**Exercise description:** Set down the data below from its first line to the line holding "const fmt = (v: number)", inclusive; omit all pictures.

— START OF Input —

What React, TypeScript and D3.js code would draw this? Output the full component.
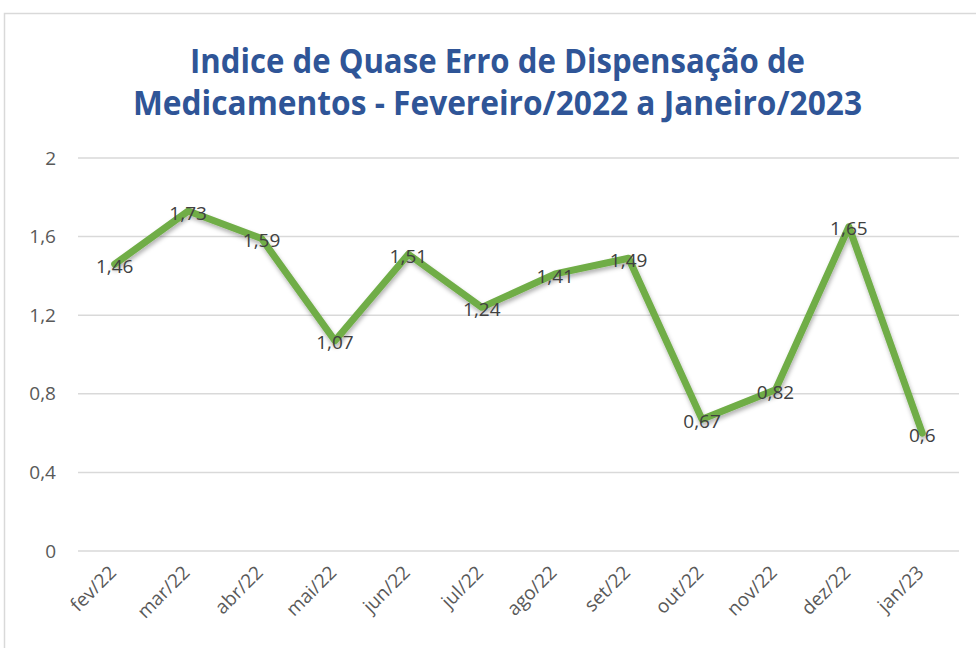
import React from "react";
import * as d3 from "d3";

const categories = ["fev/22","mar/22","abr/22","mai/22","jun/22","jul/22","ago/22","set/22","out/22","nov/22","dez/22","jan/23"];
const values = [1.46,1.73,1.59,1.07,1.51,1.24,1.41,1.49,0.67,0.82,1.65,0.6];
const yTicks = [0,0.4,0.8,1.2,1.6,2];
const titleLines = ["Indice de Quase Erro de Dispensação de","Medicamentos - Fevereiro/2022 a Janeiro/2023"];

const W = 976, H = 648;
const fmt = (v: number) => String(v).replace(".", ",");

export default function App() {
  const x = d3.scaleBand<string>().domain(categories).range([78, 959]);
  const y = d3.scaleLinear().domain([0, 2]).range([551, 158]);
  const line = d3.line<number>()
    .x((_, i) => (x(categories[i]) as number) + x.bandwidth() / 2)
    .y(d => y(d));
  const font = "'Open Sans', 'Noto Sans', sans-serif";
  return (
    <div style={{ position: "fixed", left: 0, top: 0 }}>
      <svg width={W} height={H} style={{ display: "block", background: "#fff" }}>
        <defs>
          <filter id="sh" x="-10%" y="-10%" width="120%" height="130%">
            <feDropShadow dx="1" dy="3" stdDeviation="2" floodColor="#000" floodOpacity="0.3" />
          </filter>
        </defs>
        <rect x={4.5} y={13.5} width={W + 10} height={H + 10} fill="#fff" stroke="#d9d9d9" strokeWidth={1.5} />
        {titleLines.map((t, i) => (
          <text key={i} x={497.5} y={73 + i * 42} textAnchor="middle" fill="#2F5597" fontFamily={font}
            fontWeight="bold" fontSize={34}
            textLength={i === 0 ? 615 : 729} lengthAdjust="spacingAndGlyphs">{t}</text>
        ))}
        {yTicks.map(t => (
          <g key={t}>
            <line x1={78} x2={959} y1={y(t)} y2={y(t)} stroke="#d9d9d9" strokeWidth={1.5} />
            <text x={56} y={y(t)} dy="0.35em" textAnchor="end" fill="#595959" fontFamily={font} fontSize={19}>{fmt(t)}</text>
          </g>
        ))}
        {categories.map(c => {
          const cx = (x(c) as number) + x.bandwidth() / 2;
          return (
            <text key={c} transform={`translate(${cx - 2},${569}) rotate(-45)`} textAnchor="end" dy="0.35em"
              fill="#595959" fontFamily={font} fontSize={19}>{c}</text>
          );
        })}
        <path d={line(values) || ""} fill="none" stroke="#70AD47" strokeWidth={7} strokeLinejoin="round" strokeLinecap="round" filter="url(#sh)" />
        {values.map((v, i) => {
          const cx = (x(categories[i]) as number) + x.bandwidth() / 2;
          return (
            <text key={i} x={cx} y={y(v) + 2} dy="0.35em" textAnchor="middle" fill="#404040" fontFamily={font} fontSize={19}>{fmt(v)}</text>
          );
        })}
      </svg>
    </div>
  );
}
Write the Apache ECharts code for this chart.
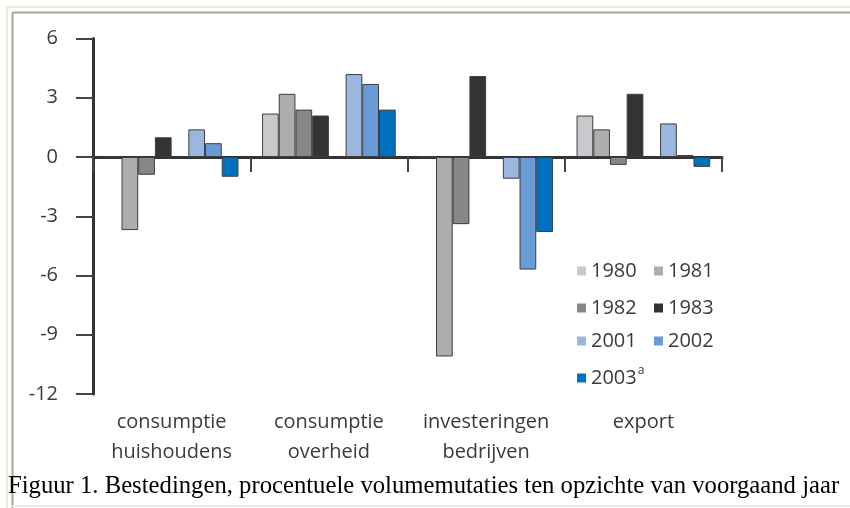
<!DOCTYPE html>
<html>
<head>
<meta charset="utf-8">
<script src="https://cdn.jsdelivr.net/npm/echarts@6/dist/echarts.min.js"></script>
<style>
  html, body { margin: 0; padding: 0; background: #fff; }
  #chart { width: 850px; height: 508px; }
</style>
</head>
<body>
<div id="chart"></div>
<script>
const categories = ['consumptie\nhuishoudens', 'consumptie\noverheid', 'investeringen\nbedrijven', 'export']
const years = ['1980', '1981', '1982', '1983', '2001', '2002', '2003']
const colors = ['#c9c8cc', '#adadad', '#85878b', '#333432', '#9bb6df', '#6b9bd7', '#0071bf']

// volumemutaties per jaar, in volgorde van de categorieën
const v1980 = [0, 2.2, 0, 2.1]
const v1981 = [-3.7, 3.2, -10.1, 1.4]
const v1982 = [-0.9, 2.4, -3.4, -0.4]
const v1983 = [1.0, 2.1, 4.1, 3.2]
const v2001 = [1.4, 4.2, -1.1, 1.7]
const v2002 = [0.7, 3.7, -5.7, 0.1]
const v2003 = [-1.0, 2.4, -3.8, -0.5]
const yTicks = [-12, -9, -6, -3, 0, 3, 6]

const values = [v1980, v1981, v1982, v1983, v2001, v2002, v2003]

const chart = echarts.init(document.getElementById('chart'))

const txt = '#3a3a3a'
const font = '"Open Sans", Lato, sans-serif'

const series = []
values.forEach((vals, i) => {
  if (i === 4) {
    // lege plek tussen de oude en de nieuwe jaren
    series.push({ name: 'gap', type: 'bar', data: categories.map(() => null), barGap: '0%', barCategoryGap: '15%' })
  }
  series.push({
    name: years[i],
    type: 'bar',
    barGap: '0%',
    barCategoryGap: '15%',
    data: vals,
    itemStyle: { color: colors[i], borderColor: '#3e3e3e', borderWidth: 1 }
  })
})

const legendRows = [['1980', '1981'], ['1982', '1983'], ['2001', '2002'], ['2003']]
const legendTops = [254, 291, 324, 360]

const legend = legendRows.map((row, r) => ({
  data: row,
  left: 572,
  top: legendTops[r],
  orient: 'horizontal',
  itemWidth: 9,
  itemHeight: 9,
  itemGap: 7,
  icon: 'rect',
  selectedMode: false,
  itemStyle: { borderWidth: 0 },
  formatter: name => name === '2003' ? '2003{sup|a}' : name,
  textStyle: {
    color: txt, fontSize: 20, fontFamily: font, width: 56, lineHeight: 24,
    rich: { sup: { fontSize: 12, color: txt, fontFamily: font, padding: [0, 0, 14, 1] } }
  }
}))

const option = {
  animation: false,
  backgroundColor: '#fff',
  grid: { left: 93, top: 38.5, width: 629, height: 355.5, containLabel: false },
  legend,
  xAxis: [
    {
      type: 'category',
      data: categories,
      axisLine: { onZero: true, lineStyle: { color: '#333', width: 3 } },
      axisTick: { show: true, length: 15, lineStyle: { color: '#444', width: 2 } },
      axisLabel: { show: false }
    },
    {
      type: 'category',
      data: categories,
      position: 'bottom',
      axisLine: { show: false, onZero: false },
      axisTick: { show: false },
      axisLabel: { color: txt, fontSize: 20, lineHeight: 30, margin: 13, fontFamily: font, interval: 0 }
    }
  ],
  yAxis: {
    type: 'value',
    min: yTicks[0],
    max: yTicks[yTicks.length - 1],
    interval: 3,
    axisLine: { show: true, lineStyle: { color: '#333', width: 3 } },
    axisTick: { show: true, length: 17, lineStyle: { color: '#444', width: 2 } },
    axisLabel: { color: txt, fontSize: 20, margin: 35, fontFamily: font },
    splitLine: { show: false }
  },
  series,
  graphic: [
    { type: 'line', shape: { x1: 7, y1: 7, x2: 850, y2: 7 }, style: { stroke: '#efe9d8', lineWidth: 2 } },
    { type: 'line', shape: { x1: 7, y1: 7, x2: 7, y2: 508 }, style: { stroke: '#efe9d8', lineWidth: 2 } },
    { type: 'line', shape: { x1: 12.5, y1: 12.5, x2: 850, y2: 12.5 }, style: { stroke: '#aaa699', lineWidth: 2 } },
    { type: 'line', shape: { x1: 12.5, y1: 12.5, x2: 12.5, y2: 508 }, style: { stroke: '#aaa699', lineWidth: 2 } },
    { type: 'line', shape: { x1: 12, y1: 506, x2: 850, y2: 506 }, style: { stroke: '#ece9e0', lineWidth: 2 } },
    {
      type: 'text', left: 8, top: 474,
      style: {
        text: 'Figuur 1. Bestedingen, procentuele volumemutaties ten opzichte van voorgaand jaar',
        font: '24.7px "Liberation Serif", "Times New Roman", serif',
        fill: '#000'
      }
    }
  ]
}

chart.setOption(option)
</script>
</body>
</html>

— END OF Input —

**Expected answer:**
What React, TypeScript and D3.js code would draw this? Output the full component.
import React from "react";
import * as d3 from "d3";

const categories = ["fev/22","mar/22","abr/22","mai/22","jun/22","jul/22","ago/22","set/22","out/22","nov/22","dez/22","jan/23"];
const values = [1.46,1.73,1.59,1.07,1.51,1.24,1.41,1.49,0.67,0.82,1.65,0.6];
const yTicks = [0,0.4,0.8,1.2,1.6,2];
const titleLines = ["Indice de Quase Erro de Dispensação de","Medicamentos - Fevereiro/2022 a Janeiro/2023"];

const W = 976, H = 648;
const fmt = (v: number) => String(v).replace(".", ",");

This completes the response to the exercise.